One example of cutting-edge inquiry is String Theory. I won't attempt to define it. That task is left to future generations. But a rough description of the current state string theory will illustrate just how far real mathematics is from the boring factoids taught in many classrooms:

"Since the string theory is widely believed to be a consistent theory of quantum gravity, many hope that it correctly describes our universe, making it a theory of everything. There are known configurations which describe all the observed fundamental forces and matter but with a zero cosmological constant and some new fields. There are other configurations with different values of the cosmological constant, which are metastable but long-lived. This leads many to believe that there is at least one metastable solution which is quantitatively identical with the standard model, with a small cosmological constant, which contains dark matter and a plausible mechanism for inflation. It is not yet known whether string theory has such a solution, nor how much freedom the theory allows to choose the details."

Source: http://en.wikipedia.org/wiki/String_theory

If you found that interesting, you may be interested in other unsolved problems. There's plenty to do! More career-oriented folk may want to seriously consider the Millennium Prize Problems. Of the original ten, six still remain to be solved. Each solution is worth US$1,000,000.

7. Predict the Unknown

Another stage of mathematical discovery is the insight that methods developed long ago to solve an earlier set of problems are often useful for solving completely unforeseen problems. Besides enabling us to model the known world, mathematics is amazingly successful at modeling the infinitely larger world of the not-yet-even-imagined. As far as mathematicians are aware, there is no obvious reason why this is should be so.
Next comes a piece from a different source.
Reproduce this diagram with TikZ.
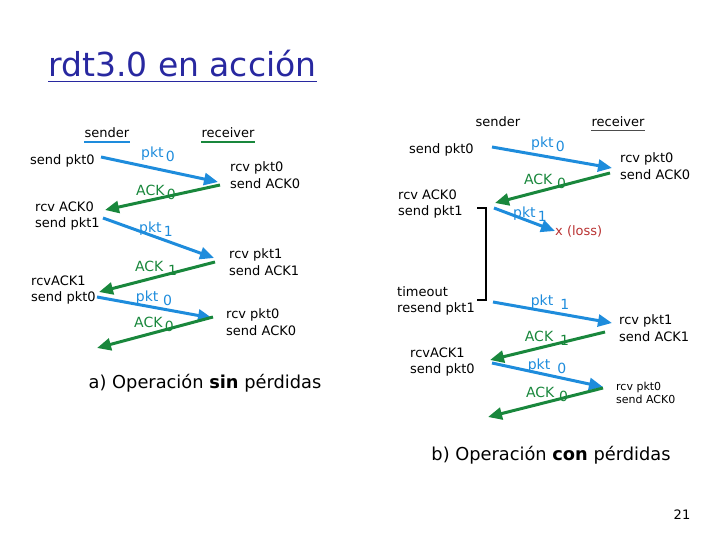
\documentclass[tikz,border=0pt]{standalone}
\usepackage{fontspec}
\setmainfont{DejaVu Sans}
\usetikzlibrary{arrows.meta}
\definecolor{pktblue}{RGB}{30,140,220}
\definecolor{ackgreen}{RGB}{25,135,60}
\definecolor{titleblue}{RGB}{40,40,160}
\definecolor{lossred}{RGB}{185,50,50}
\newcommand\lowsub[1]{\,\raisebox{-0.5ex}{#1}}
\tikzset{
  evt/.style={anchor=west, align=left, inner sep=0pt, font=\fontsize{13}{16.5}\selectfont},
  hdr/.style={inner sep=0pt, font=\fontsize{13}{16}\selectfont},
  pktarrow/.style={draw=pktblue, line width=3pt, -{Triangle[length=14pt,width=12pt]}},
  ackarrow/.style={draw=ackgreen, line width=3pt, -{Triangle[length=14pt,width=12pt]}},
  pktlbl/.style={inner sep=0pt, text=pktblue, font=\fontsize{14}{16}\selectfont},
  acklbl/.style={inner sep=0pt, text=ackgreen, font=\fontsize{14}{16}\selectfont},
  caption/.style={inner sep=0pt, font=\fontsize{17.8}{20}\selectfont}
}
\begin{document}
\begin{tikzpicture}[x=1pt, y=-1pt]
    \useasboundingbox (0,0) rectangle (720,540);

    % titolo
    \node[anchor=west, inner sep=0pt, text=titleblue, font=\fontsize{33}{36}\selectfont] (title) at (48,64) {rdt3.0 en acción};
    \draw[titleblue, line width=1.2pt] ([yshift=-4pt]title.south west) -- ([yshift=-4pt]title.south east);

    % a) senza perdite
    \node[hdr] (sndA) at (107,133) {sender};
    \node[hdr] (rcvA) at (228,133) {receiver};
    \draw[pktblue, line width=2pt] ([yshift=-4pt]sndA.south west) -- ([yshift=-4pt]sndA.south east);
    \draw[ackgreen, line width=2pt] ([yshift=-4pt]rcvA.south west) -- ([yshift=-4pt]rcvA.south east);

    \node[evt] (sA1) at (30,161) {send pkt0};
    \node[evt] (rA1) at (230,175) {rcv pkt0\\send ACK0};
    \node[evt] (sA2) at (35,216) {rcv ACK0\\send pkt1};
    \node[evt] (rA2) at (229,262) {rcv pkt1\\send ACK1};
    \node[evt] (sA3) at (31,290) {rcvACK1\\send pkt0};
    \node[evt] (rA3) at (226,322) {rcv pkt0\\send ACK0};

    \coordinate (a1) at (101,157); \coordinate (a2) at (218,182);
    \coordinate (a3) at (220,185); \coordinate (a4) at (105,210);
    \coordinate (a5) at (103,218); \coordinate (a6) at (214,258);
    \coordinate (a7) at (215,262); \coordinate (a8) at (99,292);
    \coordinate (a9) at (97,297);  \coordinate (a10) at (212,318);
    \coordinate (a11) at (213,317); \coordinate (a12) at (97,348);
    \draw[pktarrow] (a1) -- (a2);
    \draw[ackarrow] (a3) -- (a4);
    \draw[pktarrow] (a5) -- (a6);
    \draw[ackarrow] (a7) -- (a8);
    \draw[pktarrow] (a9) -- (a10);
    \draw[ackarrow] (a11) -- (a12);

    \node[pktlbl] (lA1) at (158,154) {pkt\lowsub{0}};
    \node[acklbl] (lA2) at (156,192) {ACK\lowsub{0}};
    \node[pktlbl] (lA3) at (156,229) {pkt\lowsub{1}};
    \node[acklbl] (lA4) at (156,268) {ACK\,\lowsub{1}};
    \node[pktlbl] (lA5) at (154,298) {pkt\,\lowsub{0}};
    \node[acklbl] (lA6) at (154,324) {ACK\lowsub{0}};

    \node[caption] (capA) at (205,383) {a) Operación \textbf{sin} pérdidas};

    % b) con perdite
    \node[hdr] (sndB) at (498,122) {sender};
    \node[hdr] (rcvB) at (618,122) {receiver};
    \draw[black!70, line width=0.6pt] ([yshift=-3pt]rcvB.south west) -- ([yshift=-3pt]rcvB.south east);

    \node[evt] (sB1) at (409,150) {send pkt0};
    \node[evt] (rB1) at (620,166) {rcv pkt0\\send ACK0};
    \node[evt] (sB2) at (398,204) {rcv ACK0\\send pkt1};
    \node[evt, text=lossred] (loss) at (555,231) {x (loss)};
    \node[evt] (sB3) at (397,301) {timeout\\resend pkt1};
    \node[evt] (rB2) at (619,328) {rcv pkt1\\send ACK1};
    \node[evt] (sB4) at (410,362) {rcvACK1\\send pkt0};
    \node[evt, font=\fontsize{11}{13}\selectfont] (rB3) at (616,393) {rcv pkt0\\send ACK0};

    % timeout
    \coordinate (t1) at (477,208); \coordinate (t2) at (486,208);
    \coordinate (t3) at (486,300); \coordinate (t4) at (477,300);
    \draw[black, line width=1.6pt] (t1) -- (t2) -- (t3) -- (t4);

    \coordinate (b1) at (492,147); \coordinate (b2) at (612,168);
    \coordinate (b3) at (610,173); \coordinate (b4) at (495,203);
    \coordinate (b5) at (494,208);
    \coordinate (b7) at (493,302); \coordinate (b8) at (612,323);
    \coordinate (b9) at (605,332); \coordinate (b10) at (490,360);
    \coordinate (b11) at (492,363); \coordinate (b12) at (603,387);
    \coordinate (b13) at (603,388); \coordinate (b14) at (488,417);
    \draw[pktarrow] (b1) -- (b2);
    \draw[ackarrow] (b3) -- (b4);
    \draw[pktarrow] (b5) -- (loss.west);
    \draw[pktarrow] (b7) -- (b8);
    \draw[ackarrow] (b9) -- (b10);
    \draw[pktarrow] (b11) -- (b12);
    \draw[ackarrow] (b13) -- (b14);

    \node[pktlbl] (lB1) at (548,144) {pkt\lowsub{0}};
    \node[acklbl] (lB2) at (545,181) {ACK\,\lowsub{0}};
    \node[pktlbl] (lB3) at (530,214) {pkt\lowsub{1}};
    \node[pktlbl] (lB4) at (550,302) {pkt\,\,\lowsub{1}};
    \node[acklbl] (lB5) at (547,338) {ACK\,\,\lowsub{1}};
    \node[pktlbl] (lB6) at (547,366) {pkt\,\,\lowsub{0}};
    \node[acklbl] (lB7) at (547,394) {ACK\,\lowsub{0}};

    \node[caption] (capB) at (551,455) {b) Operación \textbf{con} pérdidas};
    \node[inner sep=0pt, font=\fontsize{13}{16}\selectfont] (pagenum) at (682,515) {21};
\end{tikzpicture}
\end{document}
This almost miraculous seeming situation has lead many a philosopher to seriously ponder the Unreasonable Effectiveness of  Mathematics.

As humanity gradually learns to ask deeper and deeper questions about our world, mathematics again and again proves to be the preeminent language for accurately modeling our evolving understanding.

This leads to a more sophisticated appreciation for the apparently deep mathematical basis of our shared reality. The consequences of these discoveries can be shattering, liberating, terrifying, and awe-inspiring. Powerful, long established worldviews have fallen or been transformed by these discoveries. Through it all mathematics--our universal language--has survived and grown.

In Summary

Algebraic reasoning begins with the above insights, and its further development is inspired by them. As these insights are integrated, algebra becomes elegant, mysterious, and beautiful, much like the awesome world it seems to model so well.